Viewers of yesterday’s historic March on Washington 50th anniversary commemoration may have been scratching their heads about one conspicuous absence: Senator Tim Scott.

The only sitting African-American senator did not speak from the dais at the Lincoln Memorial or attend the event as a spectator.

His failure to be included was criticized by former Republican National Committee chairman Michael Steele in an email to theGrio.

“Did it not occur to someone in planning the celebration of Dr. King’s speech that perhaps it would be important to invite to the podium the only African-American currently serving in the United States Senate? Surely his being a Republican had nothing to do with the egregious oversight,” wrote Steele.

According to organizers, Scott was offered an invitation — but only to be a witness to the proceedings, not be a participant.

A source has told Roll Call that a speaking slot for Scott wasn’t booked because he failed to accept the initial invitation to go to the ceremony in the first place.

“Much of the speaking program was created based on those who were able to confirm availability to attend the event, and thus were able to speak at the event,” the unidentified source said.

Scott reportedly received the same formal invitation that all members of Congress were sent on August 8th. The following day his office replied:

“Thank you for extending to Senator Tim Scott the invitation to the 50th Anniversary of the March on Washington on August 28th. Unfortunately, the Senator will be in South Carolina during this time, so he will be unable to attend the event. Please do, however, keep him in mind for future events you may be hosting.”

There were no Republicans in attendance at yesterday’s events which has drawn widespread criticism within the media and activist community.

While President George W. Bush did release an official statement expressing his admiration for Dr. Martin Luther King, former presidents Carter and Clinton actually appeared in person to deliver addresses alongside President Barack Obama.

The lack of GOP representation in what was supposed to be a non-partisan event has been seen as a blow to the party’s image.
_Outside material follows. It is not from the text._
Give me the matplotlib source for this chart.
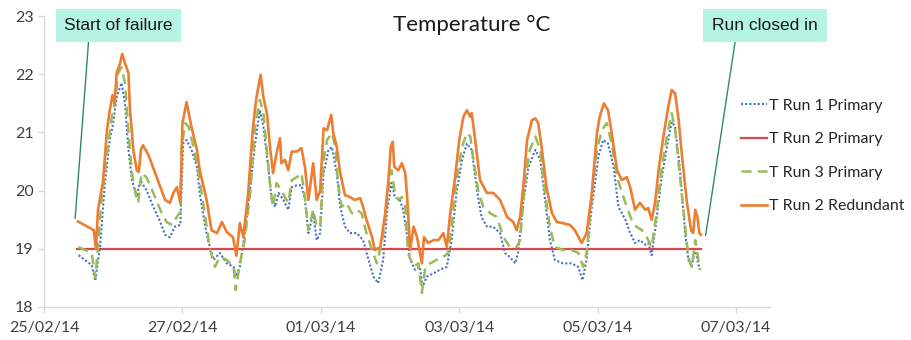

“That [Republicans] would turn their backs on this event was telling of them, and the fact that they seem to want to get black votes, they’re not gonna get ‘em this way,” longtime civil rights activist Julian Bond said on MSNBC.

Although denied the chance to speak at the commemoration, Scott’s office did release this statement yesterday: “The senator believes today is a day to remember the extraordinary accomplishments and sacrifices of Dr. King, Congressman John Lewis and an entire generation of black leaders.”